“I know you’re right. I just—poor Mother. She has lost so much.”
“She has. But she still has a lot.” Robert pulled her in toward him and gave her a gentle peck on the cheek. “She has us. And, you might not have noticed, but she seemed thrilled to be able to relocate to Palm Beach.”
“You’re right, I suppose.” Ruth smiled softly. “She was always much happier there than Father was.”
“Yet another reason why I don’t understand the board seat. It isn’t as if she will be here to attend meetings.”
“No, she won’t. She will likely vote in absentia. Or appoint someone proxy. She has made it quite clear that her preference is to remain in Florida most of the year.”
“Exactly, I’m not sure why she is even keeping the Gramercy Park house. Perhaps we should see about moving there ourselves?” His eyes lit up slightly.
“Robert, it was their family home. I don’t want to live there! We have more than enough space in our townhouse. And that is actually ours.”
“Of course, darling. I love our townhouse, you know that. I was just thinking, if we lived in the mansion, I could convert a portion of it into an office for my private patients. It would be an efficient way to be near to home and manage all my work at the hospital and privately.”
Ruth stopped walking and looked at Robert for a moment. The idea of his having an office at home for his outpatient psychiatry practice was intriguing. But she decidedly did not want to live in her parents’ mansion, a place that had never felt much like a home to her to begin with.
“I think it would be too much for Mother not to have Gramercy Park waiting for her when she returns on visits. And, with the demands on all of us now that the war is escalating”—she took a sad, deep breath—“I don’t think there is any reason to make any changes. Anyway, if I were to move anywhere, it would be Magnolia Bluff.”
“Now there’s an idea! Why, I could convert the carriage house into a whole office suite!” Robert smiled as they began walking again. “And you are so happy there. You need a place that calms your nerves with the hospital being what it is these days—all the soldiers. I know it is hard on you.” He squeezed her hand tightly; he didn’t ever mention Harry directly, but she appreciated this subtle acknowledgment of her lingering pain. “I think a move to the beach might be really extraordinary for us.”
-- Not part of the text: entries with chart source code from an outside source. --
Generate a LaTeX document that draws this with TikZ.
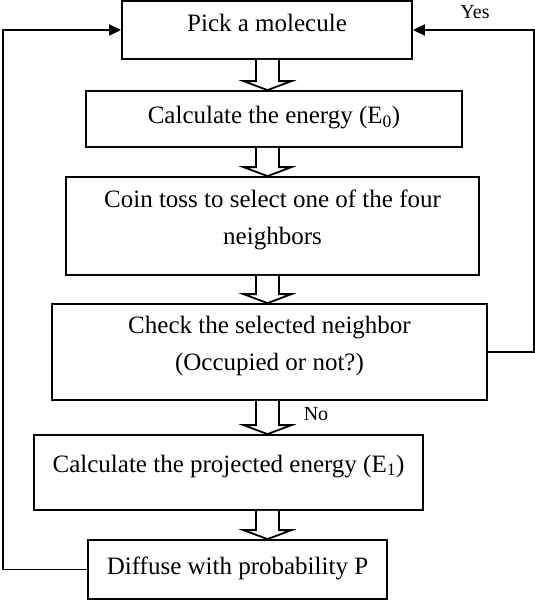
\documentclass[tikz,border=0pt]{standalone}
\usepackage{fontspec}
\setmainfont{Liberation Serif}
\usetikzlibrary{arrows.meta,calc}
\begin{document}
\begin{tikzpicture}[x=1pt,y=-1pt,
  box/.style={draw,line width=1.8pt,inner sep=0pt,align=center,font=\fontsize{25}{37}\selectfont},
  blk/.style={draw,line width=1.8pt,fill=white,line join=miter},
  loop/.style={draw,line width=1.8pt,-{Triangle[length=12pt,width=11pt]}},
  lbl/.style={font=\fontsize{20}{24}\selectfont,inner sep=0pt}]
\useasboundingbox (0,0) rectangle (535,600);
\node[box,minimum width=290pt,minimum height=58pt,text depth=14pt] (b1) at (267,30) {Pick a molecule};
\node[box,minimum width=376pt,minimum height=56pt,text depth=8pt] (b2) at (274,119) {Calculate the energy (E\textsubscript{0})};
\node[box,minimum width=413pt,minimum height=98pt,text depth=18pt] (b3) at (272.5,226) {Coin toss to select one of the four\\neighbors};
\node[box,minimum width=435pt,minimum height=96pt,text depth=18pt] (b4) at (269.5,352) {Check the selected neighbor\\(Occupied or not?)};
\node[box,minimum width=389pt,minimum height=75pt,text depth=18pt] (b5) at (228.5,472.5) {Calculate the projected energy (E\textsubscript{1})};
\node[box,minimum width=299pt,minimum height=59pt,text depth=8pt] (b6) at (237.5,569.5) {Diffuse with probability P};
\coordinate (ax) at (267.5,0);
\coordinate (L) at (3,30);
\coordinate (R) at (534,30);
\foreach \u/\v in {b1/b2,b2/b3,b3/b4,b4/b5,b5/b6}{
  \draw[blk] ($(\u.south -| ax)+(-11.5,0)$) -- ($(\v.north -| ax)+(-11.5,-9)$) -- ($(\v.north -| ax)+(-24,-9)$)
    -- (\v.north -| ax) -- ($(\v.north -| ax)+(24,-9)$) -- ($(\v.north -| ax)+(11.5,-9)$) -- ($(\u.south -| ax)+(11.5,0)$);
}
\draw[loop] (b6.west) -| (L) -- (b1.west);
\draw[loop] (b4.east) -| (R) -- (b1.east);
\node[lbl] (yes) at (475,12) {Yes};
\node[lbl] (no) at (316,414) {No};
\end{tikzpicture}
\end{document}
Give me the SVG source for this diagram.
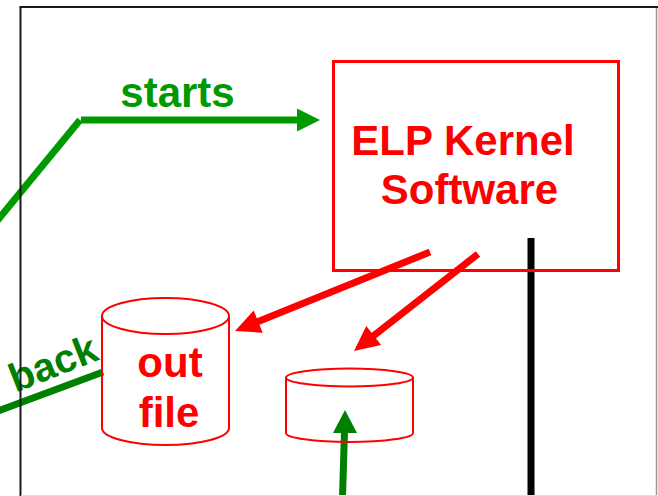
<svg xmlns="http://www.w3.org/2000/svg" width="658" height="496" viewBox="0 0 658 496">
  <style>
    .lbl { font-family: "Liberation Sans", Arial, sans-serif; font-weight: bold; font-size: 42px; }
    .red { fill: #ff0000; }
    .grn { fill: #009900; }
    .dgrn { fill: #008000; }
    .db { fill: none; stroke: #ff0000; stroke-width: 2; }
  </style>
  <rect width="658" height="496" fill="#ffffff"/>

  <g id="connectors">
    <!-- starts -->
    <line x1="-4" y1="222" x2="80" y2="120" stroke="#009900" stroke-width="7"/>
    <line x1="81" y1="120" x2="299" y2="120" stroke="#009900" stroke-width="7"/>
    <polygon points="297,108.5 320,120 297,131.5" fill="#009900"/>
    <!-- back -->
    <line x1="-2" y1="411" x2="103" y2="372" stroke="#008000" stroke-width="7"/>
    <!-- red arrows -->
    <line x1="430" y1="252" x2="257" y2="322" stroke="#ff0000" stroke-width="7"/>
    <polygon points="253.7,310.5 235,331 262.7,332.7" fill="#ff0000"/>
    <line x1="478" y1="254" x2="372" y2="337" stroke="#ff0000" stroke-width="7"/>
    <polygon points="366.3,326.1 354,351 381.1,345.1" fill="#ff0000"/>
    <!-- green up arrow -->
    <line x1="342.5" y1="497" x2="344.5" y2="431" stroke="#008000" stroke-width="7"/>
    <polygon points="333,433 345,410 357,433" fill="#008000"/>
    <!-- black line -->
    <line x1="531" y1="238" x2="531" y2="496" stroke="#000000" stroke-width="7"/>
  </g>

  <g id="labels">
    <text class="lbl grn" x="177.5" y="107" text-anchor="middle">starts</text>
    <text class="lbl dgrn" x="58" y="376" text-anchor="middle" style="font-size:40px" transform="rotate(-21.5 58 376)">back</text>
  </g>

  <g id="kernel">
    <rect x="333.5" y="61.5" width="285" height="209" fill="none" stroke="#ff0000" stroke-width="3"/>
    <text class="lbl red" x="463" y="155" text-anchor="middle">ELP Kernel</text>
    <text class="lbl red" x="469.5" y="204" text-anchor="middle">Software</text>
  </g>

  <g id="outfile">
    <ellipse class="db" cx="165.5" cy="316" rx="63.5" ry="18"/>
    <path class="db" d="M102,316 V428 A63.5,17 0 0,0 229,428 V316"/>
    <text class="lbl red" x="170" y="377" text-anchor="middle">out</text>
    <text class="lbl red" x="169" y="427" text-anchor="middle">file</text>
  </g>

  <g id="store">
    <ellipse class="db" cx="349.5" cy="377.5" rx="63.5" ry="9"/>
    <path class="db" d="M286,377.5 V433 A63.5,9 0 0,0 413,433 V377.5"/>
  </g>

  <g id="frame">
    <line x1="20.5" y1="7" x2="20.5" y2="496" stroke="#1a1a1a" stroke-width="2"/>
    <line x1="19.5" y1="7" x2="658" y2="7" stroke="#1a1a1a" stroke-width="2"/>
    <line x1="656.5" y1="8" x2="656.5" y2="496" stroke="#999999" stroke-width="1.5"/>
    <line x1="21" y1="495.5" x2="657" y2="495.5" stroke="#e0e0e0" stroke-width="1"/>
  </g>
</svg>
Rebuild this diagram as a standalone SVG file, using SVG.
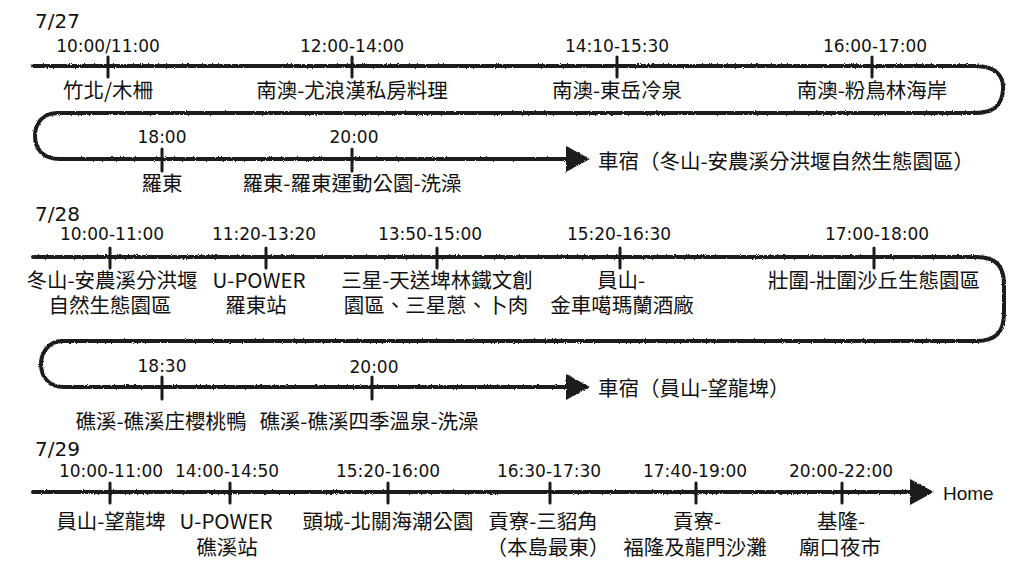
<svg xmlns="http://www.w3.org/2000/svg" width="1024" height="576" viewBox="0 0 1024 576">
<style>
.bg{fill:#fff}
.line{fill:none;stroke:#1a1a1a;stroke-width:4;stroke-linecap:round;stroke-linejoin:round}
.tick{stroke:#1a1a1a;stroke-width:3;stroke-linecap:round}
.time{font-family:"DejaVu Sans",sans-serif;font-size:17px;fill:#111;text-anchor:middle}
.date{font-family:"DejaVu Sans",sans-serif;font-size:20px;fill:#111}
.lbl{font-family:"Noto Sans CJK TC","Noto Sans CJK SC",sans-serif;font-size:20.5px;fill:#111;text-anchor:middle}
.end{font-family:"Noto Sans CJK TC","Noto Sans CJK SC",sans-serif;font-size:20.5px;fill:#111}
.home{font-family:"Liberation Sans",Arial,sans-serif;font-size:19px;fill:#111}
</style>
<defs>
<filter id="rough" filterUnits="userSpaceOnUse" x="0" y="0" width="1024" height="576">
<feTurbulence type="fractalNoise" baseFrequency="0.9" numOctaves="2" seed="4"/>
<feDisplacementMap in="SourceGraphic" scale="2.5" xChannelSelector="R" yChannelSelector="G"/>
</filter>
<marker id="arrow" markerUnits="userSpaceOnUse" markerWidth="26" markerHeight="28" refX="2" refY="13" orient="auto">
<polygon points="0,0 24,13 0,26" fill="#1a1a1a"/>
</marker>
</defs>
<rect class="bg" x="0" y="0" width="1024" height="576"/>

<g id="connectors" filter="url(#rough)">
<path class="line" d="M33,66 H975 C998,66 1004,78 1003,90 C1002,104 995,113 975,113 H58 C42,113 35,124 35,136 C35,149 43,159 60,159 H568" marker-end="url(#arrow)"/>
<path class="line" d="M33,257 H976 C998,257 1004,268 1004,285 V313 C1004,332 996,341 976,341 H62 C48,341 41,354 41,364 C41,376 48,387 64,387 H568" marker-end="url(#arrow)"/>
<path class="line" d="M33,492 H912" marker-end="url(#arrow)"/>
</g>

<g id="dates">
<text class="date" x="35" y="28">7/27</text>
<text class="date" x="35" y="221">7/28</text>
<text class="date" x="35" y="456">7/29</text>
</g>

<!-- 7/27 -->
<g id="n1"><line class="tick" x1="108" y1="57" x2="108" y2="77"/><text class="time" x="108" y="52">10:00/11:00</text><text class="lbl" x="108" y="98">竹北/木柵</text></g>
<g id="n2"><line class="tick" x1="352" y1="57" x2="352" y2="77"/><text class="time" x="352" y="52">12:00-14:00</text><text class="lbl" x="352" y="98">南澳-尤浪漢私房料理</text></g>
<g id="n3"><line class="tick" x1="617" y1="57" x2="617" y2="77"/><text class="time" x="617" y="52">14:10-15:30</text><text class="lbl" x="617" y="98">南澳-東岳冷泉</text></g>
<g id="n4"><line class="tick" x1="872" y1="57" x2="872" y2="77"/><text class="time" x="875" y="52">16:00-17:00</text><text class="lbl" x="872" y="98">南澳-粉鳥林海岸</text></g>
<g id="n5"><line class="tick" x1="162" y1="149" x2="162" y2="171"/><text class="time" x="162" y="143">18:00</text><text class="lbl" x="162" y="191">羅東</text></g>
<g id="n6"><line class="tick" x1="352" y1="149" x2="352" y2="171"/><text class="time" x="354" y="143">20:00</text><text class="lbl" x="352" y="191">羅東-羅東運動公園-洗澡</text></g>
<g id="end1"><text class="end" x="598" y="169">車宿（冬山-安農溪分洪堰自然生態園區）</text></g>

<!-- 7/28 -->
<g id="n7"><line class="tick" x1="110" y1="248" x2="110" y2="268"/><text class="time" x="112" y="240">10:00-11:00</text><text class="lbl"><tspan x="112" y="288">冬山-安農溪分洪堰</tspan><tspan x="110" y="313">自然生態園區</tspan></text></g>
<g id="n8"><line class="tick" x1="266" y1="248" x2="266" y2="268"/><text class="time" x="264" y="240">11:20-13:20</text><text class="lbl"><tspan x="259" y="288">U-POWER</tspan><tspan x="256" y="313">羅東站</tspan></text></g>
<g id="n9"><line class="tick" x1="437" y1="248" x2="437" y2="268"/><text class="time" x="430" y="240">13:50-15:00</text><text class="lbl"><tspan x="437" y="288">三星-天送埤林鐵文創</tspan><tspan x="436" y="313">園區、三星蔥、卜肉</tspan></text></g>
<g id="n10"><line class="tick" x1="620" y1="248" x2="620" y2="268"/><text class="time" x="619" y="240">15:20-16:30</text><text class="lbl"><tspan x="621" y="288">員山-</tspan><tspan x="622" y="313">金車噶瑪蘭酒廠</tspan></text></g>
<g id="n11"><line class="tick" x1="874" y1="248" x2="874" y2="268"/><text class="time" x="877" y="240">17:00-18:00</text><text class="lbl" x="874" y="288">壯圍-壯圍沙丘生態園區</text></g>
<g id="n12"><line class="tick" x1="162" y1="377" x2="162" y2="399"/><text class="time" x="162" y="372">18:30</text><text class="lbl" x="161" y="429">礁溪-礁溪庄櫻桃鴨</text></g>
<g id="n13"><line class="tick" x1="372" y1="377" x2="372" y2="399"/><text class="time" x="374" y="373">20:00</text><text class="lbl" x="369" y="429">礁溪-礁溪四季溫泉-洗澡</text></g>
<g id="end2"><text class="end" x="598" y="396">車宿（員山-望龍埤）</text></g>

<!-- 7/29 -->
<g id="n14"><line class="tick" x1="110" y1="483" x2="110" y2="503"/><text class="time" x="111" y="477">10:00-11:00</text><text class="lbl" x="111" y="529">員山-望龍埤</text></g>
<g id="n15"><line class="tick" x1="230" y1="483" x2="230" y2="503"/><text class="time" x="227" y="477">14:00-14:50</text><text class="lbl"><tspan x="226" y="529">U-POWER</tspan><tspan x="227" y="555">礁溪站</tspan></text></g>
<g id="n16"><line class="tick" x1="388" y1="483" x2="388" y2="503"/><text class="time" x="388" y="477">15:20-16:00</text><text class="lbl" x="388" y="529">頭城-北關海潮公園</text></g>
<g id="n17"><line class="tick" x1="550" y1="483" x2="550" y2="503"/><text class="time" x="549" y="477">16:30-17:30</text><text class="lbl"><tspan x="543" y="529">貢寮-三貂角</tspan><tspan x="548" y="555">（本島最東）</tspan></text></g>
<g id="n18"><line class="tick" x1="696" y1="483" x2="696" y2="503"/><text class="time" x="695" y="477">17:40-19:00</text><text class="lbl"><tspan x="697" y="529">貢寮-</tspan><tspan x="695" y="555">福隆及龍門沙灘</tspan></text></g>
<g id="n19"><line class="tick" x1="842" y1="483" x2="842" y2="503"/><text class="time" x="841" y="477">20:00-22:00</text><text class="lbl"><tspan x="841" y="529">基隆-</tspan><tspan x="840" y="555">廟口夜市</tspan></text></g>
<g id="end3"><text class="home" x="943" y="500">Home</text></g>
</svg>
Ruth pondered the idea. Magnolia Bluff was the place where she was most at peace in the world. And with her father gone and the war raging, her emotions were ragged. At Magnolia Bluff, she could take solace in the happiest times of her life: the carefree days with Harry, the quiet weekends with Robert. It could be a wonderful salve to the pain she witnessed at the hospital.
“I say we do it!” She smiled and turned back to Robert, momentarily gleeful. “Of course, there will be times where work makes it impossible to commute—but we will have the townhouse for that. I love the idea. A peaceful retreat at the end of each day at Magnolia Bluff. Robert, yet again, your brilliance amazes me. Thank you.”
Chapter Seventeen
“Goddamnit! Goddamn them! Look what they’ve done to him. We have to help!” Estelle Lennox stood in Ruth’s office yelling and waving her arms to flag down imaginary aid for an imaginary patient.
“She’s been like this for months,” her father said quietly as he sat in the chair beside her, the eggplant-colored circles under his eyes revealing the toll his daughter’s behavior had taken. “I thought she’d improve when the navy discharged her, when she was no longer taking care of all these wounded soldiers. But it’s been two months and she’s gotten so much worse. Sometimes I even wonder if she’ll hurt someone—me, or herself.” He placed his face in his hands and took a deep breath. “I’m a widower, Mrs. Apter, and I need to work. I just don’t know how to take care of her on my own.”